Updated: September 24, 2012 6:25AM
The truest words issued by an Illinois Appellate Court Justice on Monday were these:
Striking Rahm Emanuel’s name from the ballot for mayor of Chicago unfairly “disenfranchises … every voter in Chicago who would consider voting for him.”
Unfortunately, Justice Bertina E. Lampkin wrote those words in a dissent of the court’s majority opinion, which did indeed rule Emanuel off the ballot.
Emanuel may be far ahead in the race for mayor in every poll.
He may be a true Chicagoan by every common-sense definition.
He may have relocated to Washington only temporarily and only to serve his country, as chief of staff to President Obama.
But if this ruling stands, two appellate court justices, employing a rather narrow reading of state law, will have decided that you, the voters, cannot choose Emanuel to be your next mayor — tough luck, folks.
We can only hope that the Illinois Supreme Court will order an injunction keeping Emanuel’s name on the ballot and then reverse the lower court’s decision as soon as possible. Early voting for the Feb. 22 election begins Monday.
It would be particularly shameful — and fuel a few conspiracy theories — if the high court declined to even review the case.
As Lampkin also wrote, “An opinion of such wide-ranging import and not based on established law but, rather, the whims of two judges, should not be allowed to stand.”
Inexplicably, however, the Appellate Court majority also declined Monday to certify this case for immediate review by the Supreme Court, apparently not deeming it a matter of great enough importance.
Now Emanuel’s lawyers must petition the high court themselves, a time-consuming process, while the clock ticks.

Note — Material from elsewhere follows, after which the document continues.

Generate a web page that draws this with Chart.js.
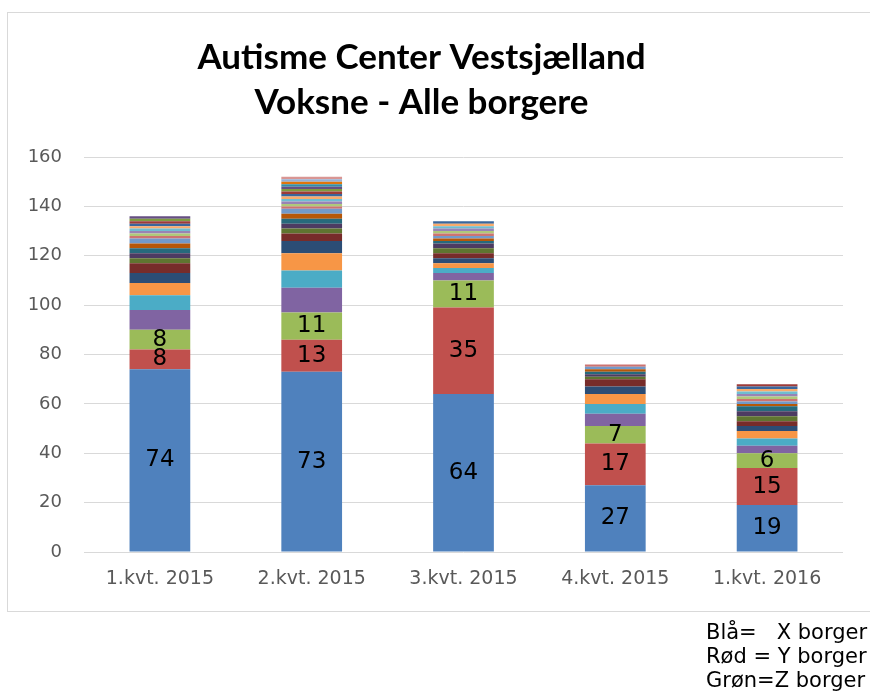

Let us be clear: The issue here is not who would be the best mayor of Chicago. At least half of all potential voters, according to a recent poll, think that would be somebody other than Emanuel. The issue is whether Emanuel fulfills the residency requirements, as set down in the law, to be on the ballot.
The appellate court majority — Justices Thomas Hoffman and Shelvin Louise Marie Hall — read the law as saying Emanuel is eligible to vote in the mayoral election but has not “resided in” town long enough to be a candidate. It is a pinched interpretation of the law — strict constructionist to the max — that ignores the lawmakers’ obvious intent.
And it ignores Emanuel’s obvious intent.
We prefer the logic of the Chicago Board of Election and the Cook County circuit court that Emanuel self-evidently never intended to terminate his legal residency in Chicago and never did.
He had established his residency long before 2009, and it was his challengers’ burden to prove he had abandoned the city — something they never convincingly did.